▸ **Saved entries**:
▶

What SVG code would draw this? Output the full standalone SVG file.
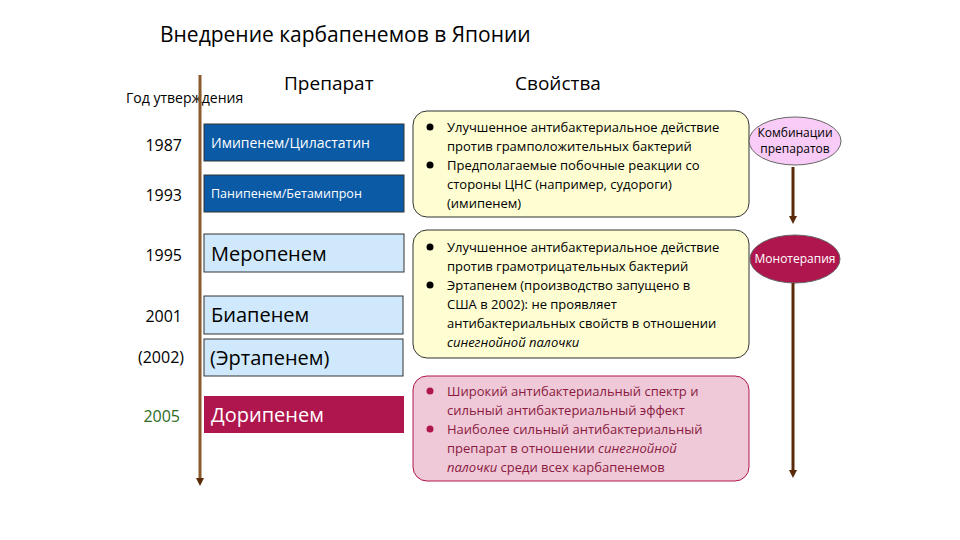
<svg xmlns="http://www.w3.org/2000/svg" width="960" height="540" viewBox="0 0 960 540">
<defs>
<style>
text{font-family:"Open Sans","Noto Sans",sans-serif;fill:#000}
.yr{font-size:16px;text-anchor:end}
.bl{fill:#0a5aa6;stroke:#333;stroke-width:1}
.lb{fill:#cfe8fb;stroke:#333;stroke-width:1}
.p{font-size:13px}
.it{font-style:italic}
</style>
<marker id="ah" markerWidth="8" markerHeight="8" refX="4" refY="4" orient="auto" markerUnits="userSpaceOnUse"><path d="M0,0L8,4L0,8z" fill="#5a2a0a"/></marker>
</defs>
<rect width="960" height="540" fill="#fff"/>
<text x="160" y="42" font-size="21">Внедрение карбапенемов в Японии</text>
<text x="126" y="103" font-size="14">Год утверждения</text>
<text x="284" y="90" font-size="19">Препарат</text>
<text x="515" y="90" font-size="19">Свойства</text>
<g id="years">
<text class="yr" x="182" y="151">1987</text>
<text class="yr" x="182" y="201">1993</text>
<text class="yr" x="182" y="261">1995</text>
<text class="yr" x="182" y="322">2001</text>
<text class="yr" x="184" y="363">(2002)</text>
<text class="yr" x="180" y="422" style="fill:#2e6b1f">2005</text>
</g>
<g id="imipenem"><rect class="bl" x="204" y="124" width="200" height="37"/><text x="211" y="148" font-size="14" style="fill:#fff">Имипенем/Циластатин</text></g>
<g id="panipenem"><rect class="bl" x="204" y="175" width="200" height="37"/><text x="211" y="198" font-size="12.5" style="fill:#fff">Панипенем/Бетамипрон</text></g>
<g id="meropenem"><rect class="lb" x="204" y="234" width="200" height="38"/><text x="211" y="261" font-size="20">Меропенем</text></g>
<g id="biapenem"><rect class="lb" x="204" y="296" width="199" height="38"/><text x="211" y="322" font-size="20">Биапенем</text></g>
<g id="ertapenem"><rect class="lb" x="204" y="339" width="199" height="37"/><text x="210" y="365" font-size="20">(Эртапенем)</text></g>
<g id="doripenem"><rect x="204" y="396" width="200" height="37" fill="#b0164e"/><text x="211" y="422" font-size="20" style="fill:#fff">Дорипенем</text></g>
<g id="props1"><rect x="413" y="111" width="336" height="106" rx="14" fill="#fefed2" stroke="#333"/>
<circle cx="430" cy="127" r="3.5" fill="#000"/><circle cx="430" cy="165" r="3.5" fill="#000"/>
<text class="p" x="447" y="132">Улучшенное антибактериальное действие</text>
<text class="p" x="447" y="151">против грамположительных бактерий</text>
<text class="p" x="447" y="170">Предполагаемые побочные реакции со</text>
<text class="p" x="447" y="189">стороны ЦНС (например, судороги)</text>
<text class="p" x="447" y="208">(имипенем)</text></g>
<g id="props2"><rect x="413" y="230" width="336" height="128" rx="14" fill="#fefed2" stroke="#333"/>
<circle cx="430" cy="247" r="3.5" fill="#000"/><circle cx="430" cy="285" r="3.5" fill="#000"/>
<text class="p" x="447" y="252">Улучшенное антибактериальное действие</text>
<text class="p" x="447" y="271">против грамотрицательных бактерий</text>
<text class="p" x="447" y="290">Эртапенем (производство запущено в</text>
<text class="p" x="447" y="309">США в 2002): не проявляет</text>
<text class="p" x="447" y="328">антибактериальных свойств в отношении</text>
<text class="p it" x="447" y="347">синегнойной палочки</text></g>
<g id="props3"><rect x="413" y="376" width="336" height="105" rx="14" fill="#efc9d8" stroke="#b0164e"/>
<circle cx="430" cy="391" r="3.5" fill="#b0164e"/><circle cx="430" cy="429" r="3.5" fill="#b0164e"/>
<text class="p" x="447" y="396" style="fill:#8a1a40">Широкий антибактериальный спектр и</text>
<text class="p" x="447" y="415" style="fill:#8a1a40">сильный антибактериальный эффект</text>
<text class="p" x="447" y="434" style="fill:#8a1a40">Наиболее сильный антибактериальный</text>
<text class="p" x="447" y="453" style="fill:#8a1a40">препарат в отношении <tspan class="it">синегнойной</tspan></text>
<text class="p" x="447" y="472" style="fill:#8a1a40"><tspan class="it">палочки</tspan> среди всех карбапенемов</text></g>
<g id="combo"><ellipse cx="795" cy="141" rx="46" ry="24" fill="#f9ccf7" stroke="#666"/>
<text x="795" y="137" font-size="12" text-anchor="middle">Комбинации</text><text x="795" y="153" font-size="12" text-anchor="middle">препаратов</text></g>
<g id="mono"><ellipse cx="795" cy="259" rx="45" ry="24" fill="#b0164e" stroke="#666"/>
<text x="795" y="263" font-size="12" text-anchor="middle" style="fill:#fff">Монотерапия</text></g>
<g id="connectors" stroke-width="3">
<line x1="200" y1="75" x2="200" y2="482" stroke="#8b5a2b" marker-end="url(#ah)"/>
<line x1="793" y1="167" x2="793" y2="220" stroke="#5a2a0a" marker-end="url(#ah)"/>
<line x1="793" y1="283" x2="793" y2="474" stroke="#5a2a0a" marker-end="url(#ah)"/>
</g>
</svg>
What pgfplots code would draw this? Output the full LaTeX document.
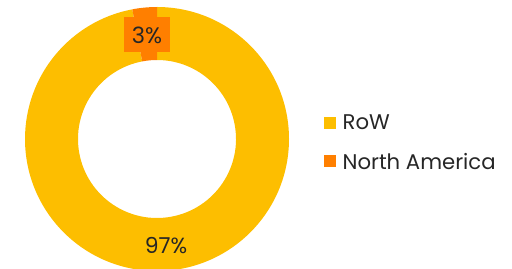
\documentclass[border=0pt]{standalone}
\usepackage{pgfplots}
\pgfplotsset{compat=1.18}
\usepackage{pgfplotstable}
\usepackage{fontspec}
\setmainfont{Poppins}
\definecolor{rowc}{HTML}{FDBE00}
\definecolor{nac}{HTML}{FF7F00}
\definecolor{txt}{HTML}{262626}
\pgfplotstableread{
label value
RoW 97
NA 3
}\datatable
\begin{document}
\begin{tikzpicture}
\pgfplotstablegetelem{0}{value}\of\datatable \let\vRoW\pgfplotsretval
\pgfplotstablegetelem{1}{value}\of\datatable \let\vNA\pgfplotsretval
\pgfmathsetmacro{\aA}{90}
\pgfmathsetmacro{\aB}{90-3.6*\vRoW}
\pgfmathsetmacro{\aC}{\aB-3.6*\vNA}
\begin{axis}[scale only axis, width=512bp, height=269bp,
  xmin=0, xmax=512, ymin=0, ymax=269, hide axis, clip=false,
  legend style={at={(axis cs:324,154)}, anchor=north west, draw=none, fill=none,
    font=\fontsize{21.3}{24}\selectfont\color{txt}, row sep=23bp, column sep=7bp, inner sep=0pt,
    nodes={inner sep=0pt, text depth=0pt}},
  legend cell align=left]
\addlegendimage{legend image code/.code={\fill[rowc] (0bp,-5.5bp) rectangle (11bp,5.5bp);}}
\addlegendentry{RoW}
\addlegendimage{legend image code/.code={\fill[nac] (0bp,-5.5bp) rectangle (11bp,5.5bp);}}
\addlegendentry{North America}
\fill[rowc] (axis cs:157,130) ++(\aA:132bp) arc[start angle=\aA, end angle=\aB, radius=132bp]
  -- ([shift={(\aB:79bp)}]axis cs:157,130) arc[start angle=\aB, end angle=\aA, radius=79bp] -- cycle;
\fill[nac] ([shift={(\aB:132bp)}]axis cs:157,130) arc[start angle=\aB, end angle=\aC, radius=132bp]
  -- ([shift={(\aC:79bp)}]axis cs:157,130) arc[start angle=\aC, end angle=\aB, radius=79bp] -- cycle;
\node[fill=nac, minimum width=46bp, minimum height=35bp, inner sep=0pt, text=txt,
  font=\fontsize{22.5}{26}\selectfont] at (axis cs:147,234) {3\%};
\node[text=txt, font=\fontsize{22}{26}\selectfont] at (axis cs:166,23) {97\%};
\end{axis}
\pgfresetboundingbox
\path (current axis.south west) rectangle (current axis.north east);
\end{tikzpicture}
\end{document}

◀

▸ **What the task asks**:
Working from the lines above, reproduce the material exactly and exclude its pictures.

▸ **Answer in full**:
What SVG code would draw this? Output the full standalone SVG file.
<svg xmlns="http://www.w3.org/2000/svg" width="960" height="540" viewBox="0 0 960 540">
<defs>
<style>
text{font-family:"Open Sans","Noto Sans",sans-serif;fill:#000}
.yr{font-size:16px;text-anchor:end}
.bl{fill:#0a5aa6;stroke:#333;stroke-width:1}
.lb{fill:#cfe8fb;stroke:#333;stroke-width:1}
.p{font-size:13px}
.it{font-style:italic}
</style>
<marker id="ah" markerWidth="8" markerHeight="8" refX="4" refY="4" orient="auto" markerUnits="userSpaceOnUse"><path d="M0,0L8,4L0,8z" fill="#5a2a0a"/></marker>
</defs>
<rect width="960" height="540" fill="#fff"/>
<text x="160" y="42" font-size="21">Внедрение карбапенемов в Японии</text>
<text x="126" y="103" font-size="14">Год утверждения</text>
<text x="284" y="90" font-size="19">Препарат</text>
<text x="515" y="90" font-size="19">Свойства</text>
<g id="years">
<text class="yr" x="182" y="151">1987</text>
<text class="yr" x="182" y="201">1993</text>
<text class="yr" x="182" y="261">1995</text>
<text class="yr" x="182" y="322">2001</text>
<text class="yr" x="184" y="363">(2002)</text>
<text class="yr" x="180" y="422" style="fill:#2e6b1f">2005</text>
</g>
<g id="imipenem"><rect class="bl" x="204" y="124" width="200" height="37"/><text x="211" y="148" font-size="14" style="fill:#fff">Имипенем/Циластатин</text></g>
<g id="panipenem"><rect class="bl" x="204" y="175" width="200" height="37"/><text x="211" y="198" font-size="12.5" style="fill:#fff">Панипенем/Бетамипрон</text></g>
<g id="meropenem"><rect class="lb" x="204" y="234" width="200" height="38"/><text x="211" y="261" font-size="20">Меропенем</text></g>
<g id="biapenem"><rect class="lb" x="204" y="296" width="199" height="38"/><text x="211" y="322" font-size="20">Биапенем</text></g>
<g id="ertapenem"><rect class="lb" x="204" y="339" width="199" height="37"/><text x="210" y="365" font-size="20">(Эртапенем)</text></g>
<g id="doripenem"><rect x="204" y="396" width="200" height="37" fill="#b0164e"/><text x="211" y="422" font-size="20" style="fill:#fff">Дорипенем</text></g>
<g id="props1"><rect x="413" y="111" width="336" height="106" rx="14" fill="#fefed2" stroke="#333"/>
<circle cx="430" cy="127" r="3.5" fill="#000"/><circle cx="430" cy="165" r="3.5" fill="#000"/>
<text class="p" x="447" y="132">Улучшенное антибактериальное действие</text>
<text class="p" x="447" y="151">против грамположительных бактерий</text>
<text class="p" x="447" y="170">Предполагаемые побочные реакции со</text>
<text class="p" x="447" y="189">стороны ЦНС (например, судороги)</text>
<text class="p" x="447" y="208">(имипенем)</text></g>
<g id="props2"><rect x="413" y="230" width="336" height="128" rx="14" fill="#fefed2" stroke="#333"/>
<circle cx="430" cy="247" r="3.5" fill="#000"/><circle cx="430" cy="285" r="3.5" fill="#000"/>
<text class="p" x="447" y="252">Улучшенное антибактериальное действие</text>
<text class="p" x="447" y="271">против грамотрицательных бактерий</text>
<text class="p" x="447" y="290">Эртапенем (производство запущено в</text>
<text class="p" x="447" y="309">США в 2002): не проявляет</text>
<text class="p" x="447" y="328">антибактериальных свойств в отношении</text>
<text class="p it" x="447" y="347">синегнойной палочки</text></g>
<g id="props3"><rect x="413" y="376" width="336" height="105" rx="14" fill="#efc9d8" stroke="#b0164e"/>
<circle cx="430" cy="391" r="3.5" fill="#b0164e"/><circle cx="430" cy="429" r="3.5" fill="#b0164e"/>
<text class="p" x="447" y="396" style="fill:#8a1a40">Широкий антибактериальный спектр и</text>
<text class="p" x="447" y="415" style="fill:#8a1a40">сильный антибактериальный эффект</text>
<text class="p" x="447" y="434" style="fill:#8a1a40">Наиболее сильный антибактериальный</text>
<text class="p" x="447" y="453" style="fill:#8a1a40">препарат в отношении <tspan class="it">синегнойной</tspan></text>
<text class="p" x="447" y="472" style="fill:#8a1a40"><tspan class="it">палочки</tspan> среди всех карбапенемов</text></g>
<g id="combo"><ellipse cx="795" cy="141" rx="46" ry="24" fill="#f9ccf7" stroke="#666"/>
<text x="795" y="137" font-size="12" text-anchor="middle">Комбинации</text><text x="795" y="153" font-size="12" text-anchor="middle">препаратов</text></g>
<g id="mono"><ellipse cx="795" cy="259" rx="45" ry="24" fill="#b0164e" stroke="#666"/>
<text x="795" y="263" font-size="12" text-anchor="middle" style="fill:#fff">Монотерапия</text></g>
<g id="connectors" stroke-width="3">
<line x1="200" y1="75" x2="200" y2="482" stroke="#8b5a2b" marker-end="url(#ah)"/>
<line x1="793" y1="167" x2="793" y2="220" stroke="#5a2a0a" marker-end="url(#ah)"/>
<line x1="793" y1="283" x2="793" y2="474" stroke="#5a2a0a" marker-end="url(#ah)"/>
</g>
</svg>
What pgfplots code would draw this? Output the full LaTeX document.
\documentclass[border=0pt]{standalone}
\usepackage{pgfplots}
\pgfplotsset{compat=1.18}
\usepackage{pgfplotstable}
\usepackage{fontspec}
\setmainfont{Poppins}
\definecolor{rowc}{HTML}{FDBE00}
\definecolor{nac}{HTML}{FF7F00}
\definecolor{txt}{HTML}{262626}
\pgfplotstableread{
label value
RoW 97
NA 3
}\datatable
\begin{document}
\begin{tikzpicture}
\pgfplotstablegetelem{0}{value}\of\datatable \let\vRoW\pgfplotsretval
\pgfplotstablegetelem{1}{value}\of\datatable \let\vNA\pgfplotsretval
\pgfmathsetmacro{\aA}{90}
\pgfmathsetmacro{\aB}{90-3.6*\vRoW}
\pgfmathsetmacro{\aC}{\aB-3.6*\vNA}
\begin{axis}[scale only axis, width=512bp, height=269bp,
  xmin=0, xmax=512, ymin=0, ymax=269, hide axis, clip=false,
  legend style={at={(axis cs:324,154)}, anchor=north west, draw=none, fill=none,
    font=\fontsize{21.3}{24}\selectfont\color{txt}, row sep=23bp, column sep=7bp, inner sep=0pt,
    nodes={inner sep=0pt, text depth=0pt}},
  legend cell align=left]
\addlegendimage{legend image code/.code={\fill[rowc] (0bp,-5.5bp) rectangle (11bp,5.5bp);}}
\addlegendentry{RoW}
\addlegendimage{legend image code/.code={\fill[nac] (0bp,-5.5bp) rectangle (11bp,5.5bp);}}
\addlegendentry{North America}
\fill[rowc] (axis cs:157,130) ++(\aA:132bp) arc[start angle=\aA, end angle=\aB, radius=132bp]
  -- ([shift={(\aB:79bp)}]axis cs:157,130) arc[start angle=\aB, end angle=\aA, radius=79bp] -- cycle;
\fill[nac] ([shift={(\aB:132bp)}]axis cs:157,130) arc[start angle=\aB, end angle=\aC, radius=132bp]
  -- ([shift={(\aC:79bp)}]axis cs:157,130) arc[start angle=\aC, end angle=\aB, radius=79bp] -- cycle;
\node[fill=nac, minimum width=46bp, minimum height=35bp, inner sep=0pt, text=txt,
  font=\fontsize{22.5}{26}\selectfont] at (axis cs:147,234) {3\%};
\node[text=txt, font=\fontsize{22}{26}\selectfont] at (axis cs:166,23) {97\%};
\end{axis}
\pgfresetboundingbox
\path (current axis.south west) rectangle (current axis.north east);
\end{tikzpicture}
\end{document}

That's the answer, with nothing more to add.